=== Aim ===
Check each line of the entries below for the string "this" and state how many lines have it, with no other text.
## START Material
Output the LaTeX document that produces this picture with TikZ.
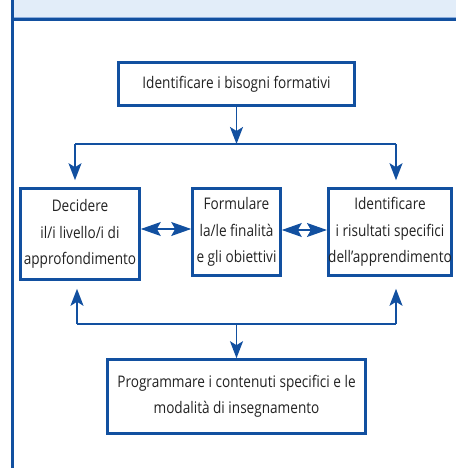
\documentclass[tikz,border=0pt]{standalone}
\usepackage{fontspec}
\setmainfont{Open Sans}[FakeStretch=0.85]
\usetikzlibrary{arrows.meta}
\definecolor{dblue}{HTML}{1250A0}
\definecolor{band}{HTML}{E2EDF9}
\definecolor{bandline}{HTML}{8CAEDD}
\definecolor{txt}{HTML}{222222}
\tikzset{
  box/.style={draw=dblue, line width=2.6pt, fill=white, align=center, text=txt,
    font=\fontsize{16}{26.5}\selectfont, inner sep=0pt},
  conn/.style={draw=dblue, line width=1.7pt},
  arr/.style={conn, -{Stealth[length=17pt,width=13pt,inset=4pt]}},
  dbl/.style={draw=dblue, line width=1.2pt, {Stealth[length=20pt,width=14pt,inset=4pt]}-{Stealth[length=20pt,width=14pt,inset=4pt]}}
}
\begin{document}
\begin{tikzpicture}[x=1pt,y=-1pt]
\useasboundingbox (0,0) rectangle (456,468);
% header band
\fill[band] (14,0) rectangle (456,18);
\fill[bandline] (14,17) rectangle (456,18.5);
\fill[dblue] (14,18.5) rectangle (456,21);
\fill[dblue] (11,0) rectangle (14,468);
% boxes
\node[box, minimum width=236pt, minimum height=43pt] (top) at (236.5,84) {Identificare i bisogni formativi};
\node[box, minimum width=119pt, minimum height=91pt] (left) at (80,234) {Decidere\\il/i livello/i di\\approfondimento};
\node[box, minimum width=88pt, minimum height=87pt] (mid) at (236.5,232) {Formulare\\la/le finalità\\e gli obiettivi};
\node[box, minimum width=123pt, minimum height=87pt] (right) at (390,232) {Identificare\\i risultati specifici\\dell’apprendimento};
\node[box, minimum width=258pt, minimum height=74pt] (bot) at (236.5,396.5) {Programmare i contenuti specifici e le\\modalità di insegnamento};
% top connectors
\coordinate (tl) at (75,144);
\coordinate (tr) at (396,144);
\draw[conn] (tl) -- (tr);
\draw[arr] (top.south) -- (top.south |- tl);
\draw[arr, shorten >=7pt] (tl) -- (tl |- left.north);
\draw[arr, shorten >=7pt] (tr) -- (tr |- right.north);
% bottom connectors
\coordinate (bl) at (77,324);
\coordinate (br) at (396,324);
\draw[conn] (bl) -- (br);
\draw[arr, shorten >=8pt] (bl) -- (bl |- left.south);
\draw[arr, shorten >=12pt] (br) -- (br |- right.south);
\draw[arr] (bot.north |- bl) -- (bot.north);
% double arrows
\draw[dbl] (left.east |- 0,229) -- (mid.west |- 0,229);
\draw[dbl] (mid.east |- 0,230) -- (right.west |- 0,230);
\end{tikzpicture}
\end{document}
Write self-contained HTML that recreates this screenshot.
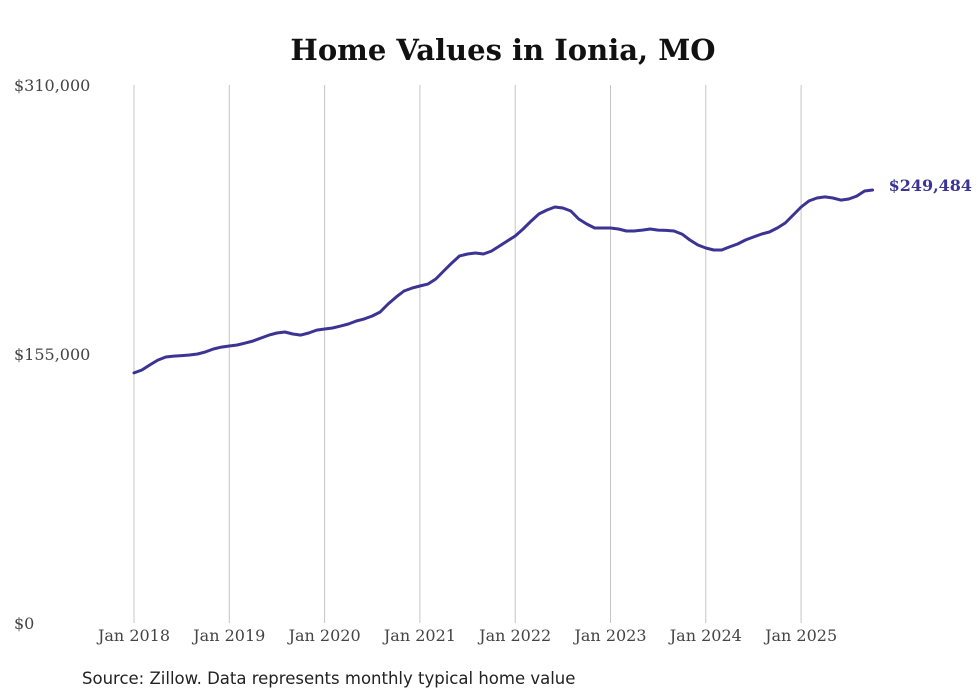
<!DOCTYPE html>
<html><head><meta charset="utf-8"><style>
body{margin:0;background:#fff;}
svg{display:block;}
</style></head><body>
<svg id="chart" width="980" height="699" xmlns="http://www.w3.org/2000/svg">
<text x="503" y="60" text-anchor="middle" font-family="DejaVu Serif, Liberation Serif, serif" font-weight="bold" font-size="29" fill="#111">Home Values in Ionia, MO</text>
<g id="grid"></g>
<g id="yaxis"></g>
<g id="xaxis"></g>
<g id="series"></g>
<text x="82" y="684" font-family="DejaVu Sans, Liberation Sans, sans-serif" font-size="16.5" fill="#222">Source: Zillow. Data represents monthly typical home value</text>
</svg>
<script>
const yTicks = [0, 155000, 310000];
const yTickLabels = ["$0", "$155,000", "$310,000"];
const xTickYears = [2018, 2019, 2020, 2021, 2022, 2023, 2024, 2025];
const xTickLabels = ["Jan 2018","Jan 2019","Jan 2020","Jan 2021","Jan 2022","Jan 2023","Jan 2024","Jan 2025"];
const startYear = 2018;
const values = [
144.1,145.8,148.7,151.5,153.3,153.8,154.1,154.4,155.0,156.2,157.9,159.0,
159.6,160.2,161.3,162.5,164.2,165.9,167.1,167.7,166.5,165.9,167.1,168.8,
169.4,170.0,171.1,172.3,174.0,175.2,176.9,179.2,183.8,187.8,191.3,193.0,
194.2,195.3,198.2,202.8,207.4,211.5,212.6,213.2,212.6,214.3,217.2,220.1,
223.0,227.0,231.6,235.7,238.0,239.7,239.1,237.4,232.8,229.9,227.6,227.6,
227.6,227.0,225.9,225.9,226.4,227.0,226.4,226.2,225.9,224.1,220.7,217.8,
216.1,214.9,214.9,216.7,218.4,220.7,222.4,224.1,225.3,227.6,230.5,235.1,
239.7,243.2,244.9,245.5,244.9,243.7,244.3,246.0,248.9,249.484
].map(v => v * 1000);
const lastLabel = "$249,484";

const NS = "http://www.w3.org/2000/svg";
const x0 = 134, pxPerYear = 95.3, yTop = 85, yBot = 623, yMax = 310000;
const xScale = m => x0 + m * pxPerYear / 12;
const yScale = v => yBot - v / yMax * (yBot - yTop);
function mk(tag, attrs, parent){const e=document.createElementNS(NS,tag);for(const k in attrs)e.setAttribute(k,attrs[k]);parent.appendChild(e);return e;}

const grid = document.getElementById('grid');
const xaxis = document.getElementById('xaxis');
xTickYears.forEach((yr,i)=>{
  const x = xScale((yr-startYear)*12);
  const l = mk('line',{x1:x,x2:x,y1:yTop,y2:yBot,stroke:'#c4c4c4','stroke-width':1},grid);
  
  
  const t = mk('text',{x:x,y:641,'text-anchor':'middle','font-family':'DejaVu Serif, Liberation Serif, serif','font-size':16,fill:'#444'},xaxis);
  t.textContent = xTickLabels[i];
  
  
});
const yaxis = document.getElementById('yaxis');
yTicks.forEach((v,i)=>{
  const t = mk('text',{x:14,y:yScale(v)+6,'font-family':'DejaVu Serif, Liberation Serif, serif','font-size':16,fill:'#444'},yaxis);
  t.textContent = yTickLabels[i];
  
  
});
const series = document.getElementById('series');
const d = values.map((v,i)=>(i?'L':'M')+xScale(i).toFixed(1)+','+yScale(v).toFixed(1)).join(' ');
const p = mk('path',{d:d,fill:'none',stroke:'#3b3494','stroke-width':3,'stroke-linejoin':'round','stroke-linecap':'round'},series);


const li = values.length-1;
const lt = mk('text',{x:xScale(li)+16,y:yScale(values[li])+1,'font-family':'DejaVu Serif, Liberation Serif, serif','font-size':16,'font-weight':'bold',fill:'#3b3494'},series);
lt.textContent = lastLabel;


</script>
</body></html>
## END Material
=== Task answer ===
2